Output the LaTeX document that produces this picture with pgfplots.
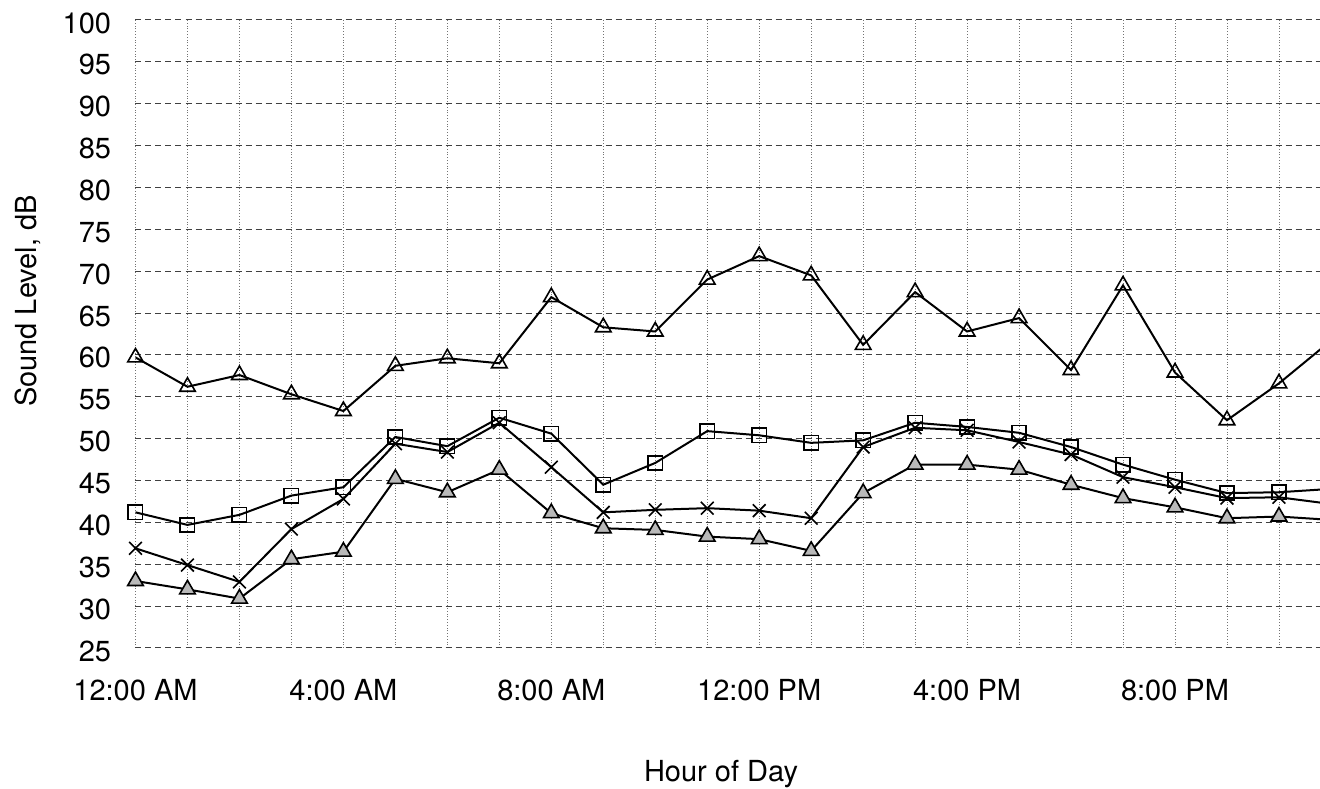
\documentclass[border=0pt]{standalone}
\usepackage{fontspec}
\setmainfont{TeX Gyre Heros}
\usepackage{pgfplots}
\pgfplotsset{compat=1.18}
\usepackage{pgfplotstable}
\usetikzlibrary{calc}

\pgfplotstableread{
h top sq cr low
0 59.7 41.2 36.9 33.0
1 56.2 39.7 34.9 32.0
2 57.6 40.9 32.9 30.9
3 55.3 43.2 39.2 35.6
4 53.3 44.2 42.8 36.5
5 58.7 50.2 49.4 45.2
6 59.6 49.1 48.4 43.6
7 59.0 52.5 51.9 46.3
8 66.9 50.6 46.6 41.1
9 63.3 44.5 41.2 39.3
10 62.8 47.1 41.5 39.1
11 69.0 50.9 41.7 38.3
12 71.8 50.4 41.4 38.0
13 69.5 49.5 40.5 36.6
14 61.2 49.8 49.0 43.5
15 67.5 51.9 51.3 46.9
16 62.8 51.4 51.0 46.9
17 64.4 50.7 49.6 46.3
18 58.2 49.0 48.1 44.5
19 68.3 46.9 45.4 42.9
20 57.9 45.1 44.2 41.8
21 52.2 43.5 42.9 40.5
22 56.6 43.6 43.0 40.7
23 61.7 44.0 42.2 40.3
}\data

\begin{document}
\fontsize{14.5}{17}\selectfont
\begin{tikzpicture}
\begin{axis}[name=ax, scale only axis, width=592.25pt, height=314pt,
  xmin=0, xmax=22.79, ymin=25, ymax=100,
  xtick={0,4,...,20},
  xticklabels={12:00 AM,4:00 AM,8:00 AM,12:00 PM,4:00 PM,8:00 PM},
  minor xtick={0,...,22},
  ytick={25,30,...,100},
  xmajorgrids=false, xminorgrids=true, ymajorgrids=true,
  major grid style={black!75, line width=0.5pt, densely dashed},
  minor grid style={black!55, line width=0.4pt, densely dotted},
  axis line style={draw=none},
  tick style={draw=none}, major tick length=0pt, minor tick length=0pt,
  xticklabel style={anchor=north, inner sep=0pt, yshift=-15.5pt},
  yticklabel style={anchor=east, inner sep=0pt, xshift=-12pt, yshift=-1.5pt},
  /pgf/number format/assume math mode=true,
  clip mode=individual,
]
\addplot[black, line width=1pt, mark=triangle, mark size=4.5pt,
  mark options={fill=white, line width=0.8pt}] table[x=h, y=top]{\data};
\addplot[black, line width=1pt, mark=triangle*, mark size=4.5pt,
  mark options={fill=gray!55, draw=black, line width=0.8pt}] table[x=h, y=low]{\data};
\addplot[black, line width=1pt, mark=x, mark size=4.5pt,
  mark options={line width=0.8pt}] table[x=h, y=cr]{\data};
\addplot[black, line width=1pt, mark=square, mark size=3.6pt,
  mark options={fill=white, line width=0.8pt}] table[x=h, y=sq]{\data};
\end{axis}
\node[rotate=90, anchor=base] at ($(ax.west)+(-49.25pt,16.5pt)$) {Sound Level, dB};
\node[anchor=base] at ($(ax.south west)+(292.75pt,-67pt)$) {Hour of Day};
\pgfresetboundingbox
\path ($(ax.south west)+(-67.75pt,-70.5pt)$) rectangle ($(ax.north east)+(0,10pt)$);
\end{tikzpicture}
\end{document}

### Exercise goal
All of the data above should be quoted exactly, except for the pictures.

### Solution to this task
Output the LaTeX document that produces this picture with pgfplots.
\documentclass[border=0pt]{standalone}
\usepackage{fontspec}
\setmainfont{TeX Gyre Heros}
\usepackage{pgfplots}
\pgfplotsset{compat=1.18}
\usepackage{pgfplotstable}
\usetikzlibrary{calc}

\pgfplotstableread{
h top sq cr low
0 59.7 41.2 36.9 33.0
1 56.2 39.7 34.9 32.0
2 57.6 40.9 32.9 30.9
3 55.3 43.2 39.2 35.6
4 53.3 44.2 42.8 36.5
5 58.7 50.2 49.4 45.2
6 59.6 49.1 48.4 43.6
7 59.0 52.5 51.9 46.3
8 66.9 50.6 46.6 41.1
9 63.3 44.5 41.2 39.3
10 62.8 47.1 41.5 39.1
11 69.0 50.9 41.7 38.3
12 71.8 50.4 41.4 38.0
13 69.5 49.5 40.5 36.6
14 61.2 49.8 49.0 43.5
15 67.5 51.9 51.3 46.9
16 62.8 51.4 51.0 46.9
17 64.4 50.7 49.6 46.3
18 58.2 49.0 48.1 44.5
19 68.3 46.9 45.4 42.9
20 57.9 45.1 44.2 41.8
21 52.2 43.5 42.9 40.5
22 56.6 43.6 43.0 40.7
23 61.7 44.0 42.2 40.3
}\data

\begin{document}
\fontsize{14.5}{17}\selectfont
\begin{tikzpicture}
\begin{axis}[name=ax, scale only axis, width=592.25pt, height=314pt,
  xmin=0, xmax=22.79, ymin=25, ymax=100,
  xtick={0,4,...,20},
  xticklabels={12:00 AM,4:00 AM,8:00 AM,12:00 PM,4:00 PM,8:00 PM},
  minor xtick={0,...,22},
  ytick={25,30,...,100},
  xmajorgrids=false, xminorgrids=true, ymajorgrids=true,
  major grid style={black!75, line width=0.5pt, densely dashed},
  minor grid style={black!55, line width=0.4pt, densely dotted},
  axis line style={draw=none},
  tick style={draw=none}, major tick length=0pt, minor tick length=0pt,
  xticklabel style={anchor=north, inner sep=0pt, yshift=-15.5pt},
  yticklabel style={anchor=east, inner sep=0pt, xshift=-12pt, yshift=-1.5pt},
  /pgf/number format/assume math mode=true,
  clip mode=individual,
]
\addplot[black, line width=1pt, mark=triangle, mark size=4.5pt,
  mark options={fill=white, line width=0.8pt}] table[x=h, y=top]{\data};
\addplot[black, line width=1pt, mark=triangle*, mark size=4.5pt,
  mark options={fill=gray!55, draw=black, line width=0.8pt}] table[x=h, y=low]{\data};
\addplot[black, line width=1pt, mark=x, mark size=4.5pt,
  mark options={line width=0.8pt}] table[x=h, y=cr]{\data};
\addplot[black, line width=1pt, mark=square, mark size=3.6pt,
  mark options={fill=white, line width=0.8pt}] table[x=h, y=sq]{\data};
\end{axis}
\node[rotate=90, anchor=base] at ($(ax.west)+(-49.25pt,16.5pt)$) {Sound Level, dB};
\node[anchor=base] at ($(ax.south west)+(292.75pt,-67pt)$) {Hour of Day};
\pgfresetboundingbox
\path ($(ax.south west)+(-67.75pt,-70.5pt)$) rectangle ($(ax.north east)+(0,10pt)$);
\end{tikzpicture}
\end{document}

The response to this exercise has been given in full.